The last post dealt with the last step in a process–how do you get to the address you’re looking for after you get out of the subway? Though there are Web sites that are dealing with this problem, something similar is a problem on the Web itself. How do you get from general information on your topic to the thing you really want to find?

A couple of people used to call me “Altadurla” back in the late 90s, because I was good at doing Web research–basically, coming up with the right search terms to find what you wanted. That worked when the total number of pages on the Web could be measured in the hundreds of thousands, or even in the millions. Now, it’s a little harder. We have better tools but we have a lot more information that needs to be indexed.

So a big part of what we do when we’re designing Web sites has to do with making it easy for people to find what they want.
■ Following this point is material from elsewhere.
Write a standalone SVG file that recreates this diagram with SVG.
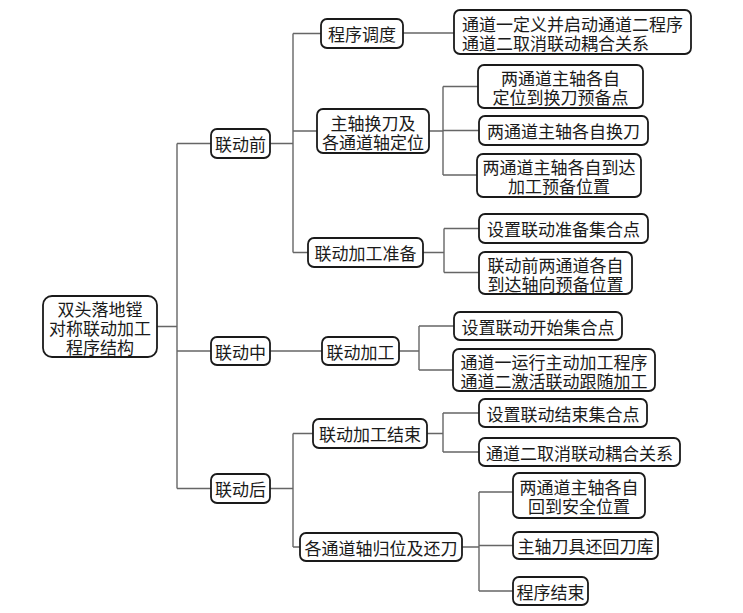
<svg xmlns="http://www.w3.org/2000/svg" width="743" height="613" viewBox="0 0 743 613">
<style>
.b{fill:#fff;stroke:#1a1a1a;stroke-width:1.8}
text{font-family:"Noto Sans CJK SC","Noto Sans CJK JP",sans-serif;font-size:17px;fill:#1a1a1a;text-anchor:middle;dominant-baseline:central}
.l{text-anchor:start}
#conn path{fill:none;stroke:#666;stroke-width:1.4}
</style>
<rect width="743" height="613" fill="#fff"/>
<g id="conn">
<path d="M157,326.5H177M177,143.5V488.5M177,143.5H211M177,351H211M177,488.5H211"/>
<path d="M270,143.5H293M293,33.5V252.5M293,33.5H321M293,131H317M293,252.5H308"/>
<path d="M403,33H454"/>
<path d="M429,131H443M443,86.5V175M443,86.5H478M443,130.5H479M443,175H477"/>
<path d="M423,252.5H444M444,228.5V272.5M444,228.5H479M444,272.5H479"/>
<path d="M270,351H322"/>
<path d="M399,351H419M419,326V370M419,326H454M419,370H453"/>
<path d="M270,488.5H293M293,433.5V547M293,433.5H313M293,547H300"/>
<path d="M427,433.5H443M443,413V452M443,413H479M443,452H479"/>
<path d="M462,547H479M479,492V591M479,492H513M479,545.5H513M479,591H513"/>
</g>
<g id="root"><rect class="b" x="43" y="296" width="114" height="61" rx="9"/><text><tspan x="100" y="307.5">双头落地镗</tspan><tspan x="100" y="326.5">对称联动加工</tspan><tspan x="100" y="345.5">程序结构</tspan></text></g>
<g id="n-before"><rect class="b" x="211" y="129" width="59" height="29" rx="6"/><text x="240.5" y="143.5">联动前</text></g>
<g id="n-during"><rect class="b" x="211" y="337" width="59" height="28" rx="6"/><text x="240.5" y="351">联动中</text></g>
<g id="n-after"><rect class="b" x="211" y="474" width="59" height="29" rx="6"/><text x="240.5" y="488.5">联动后</text></g>
<g id="n-sched"><rect class="b" x="321" y="19" width="82" height="29" rx="6"/><text x="362" y="33.5">程序调度</text></g>
<g id="n-toolchg"><rect class="b" x="317" y="109" width="112" height="44" rx="6"/><text><tspan x="373" y="121.5">主轴换刀及</tspan><tspan x="373" y="140.5">各通道轴定位</tspan></text></g>
<g id="n-prep"><rect class="b" x="308" y="238" width="115" height="29" rx="6"/><text x="365.5" y="252.5">联动加工准备</text></g>
<g id="n-machining"><rect class="b" x="322" y="337" width="77" height="28" rx="6"/><text x="360.5" y="351">联动加工</text></g>
<g id="n-end"><rect class="b" x="313" y="419" width="114" height="29" rx="6"/><text x="370" y="433.5">联动加工结束</text></g>
<g id="n-return"><rect class="b" x="300" y="533" width="162" height="28" rx="6"/><text x="381" y="547">各通道轴归位及还刀</text></g>
<g id="n-def"><rect class="b" x="454" y="10" width="237" height="44" rx="6"/><text class="l"><tspan x="462" y="23">通道一定义并启动通道二程序</tspan><tspan x="462" y="42">通道二取消联动耦合关系</tspan></text></g>
<g id="n-pos1"><rect class="b" x="478" y="65" width="165" height="43" rx="6"/><text><tspan x="560.5" y="77">两通道主轴各自</tspan><tspan x="560.5" y="96">定位到换刀预备点</tspan></text></g>
<g id="n-chg"><rect class="b" x="479" y="116" width="169" height="29" rx="6"/><text x="563.5" y="130.5">两通道主轴各自换刀</text></g>
<g id="n-pos2"><rect class="b" x="477" y="154" width="164" height="43" rx="6"/><text><tspan x="559" y="166">两通道主轴各自到达</tspan><tspan x="559" y="185">加工预备位置</tspan></text></g>
<g id="n-setprep"><rect class="b" x="479" y="214" width="169" height="29" rx="6"/><text x="563.5" y="228.5">设置联动准备集合点</text></g>
<g id="n-axial"><rect class="b" x="479" y="252" width="153" height="42" rx="6"/><text><tspan x="555.5" y="263.5">联动前两通道各自</tspan><tspan x="555.5" y="282.5">到达轴向预备位置</tspan></text></g>
<g id="n-setstart"><rect class="b" x="454" y="312" width="168" height="28" rx="6"/><text x="538" y="326">设置联动开始集合点</text></g>
<g id="n-run"><rect class="b" x="453" y="349" width="202" height="42" rx="6"/><text><tspan x="554" y="360.5">通道一运行主动加工程序</tspan><tspan x="554" y="379.5">通道二激活联动跟随加工</tspan></text></g>
<g id="n-setend"><rect class="b" x="479" y="399" width="168" height="28" rx="6"/><text x="563" y="413">设置联动结束集合点</text></g>
<g id="n-cancel"><rect class="b" x="479" y="438" width="201" height="28" rx="6"/><text x="579.5" y="452">通道二取消联动耦合关系</text></g>
<g id="n-safe"><rect class="b" x="513" y="473" width="132" height="45" rx="6"/><text><tspan x="579" y="486">两通道主轴各自</tspan><tspan x="579" y="505">回到安全位置</tspan></text></g>
<g id="n-store"><rect class="b" x="513" y="532" width="145" height="27" rx="6"/><text x="585.5" y="545.5">主轴刀具还回刀库</text></g>
<g id="n-fin"><rect class="b" x="513" y="577" width="75" height="28" rx="6"/><text x="550.5" y="591">程序结束</text></g>
</svg>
The part that has to do with the site navigation is what we used to call “usability,” and the part that has to do with everything else is being called “findability,” at least by this one guy who wrote an interesting book on the subject, Peter Morville.

I don’t suffer from information overload in a personal way. I suffer from it in a general way, because I have to sift through so much to find what I need. The immediate remedies that I see are these:

1) Developers need to continue to use technologies that categorize their information properly, like XML. They should use CSS in a meaningful way, too, to help us to understand the information, and to get out of the way when search engines are indexing it.

2) People who make sites that aggregate information should encourage the use of things like tagging. I am sure there are even better ways to use the information that people provide, which is so often better than what machines (like search engine spiders) give you.

3) Google and its brethren should use incoming links and user-provided tagging as much as possible, and should work hard to remove automated, evil SEO operations. The better they get at identifying human-provided information, the worse the evil SEO types (and there are good ones) will do.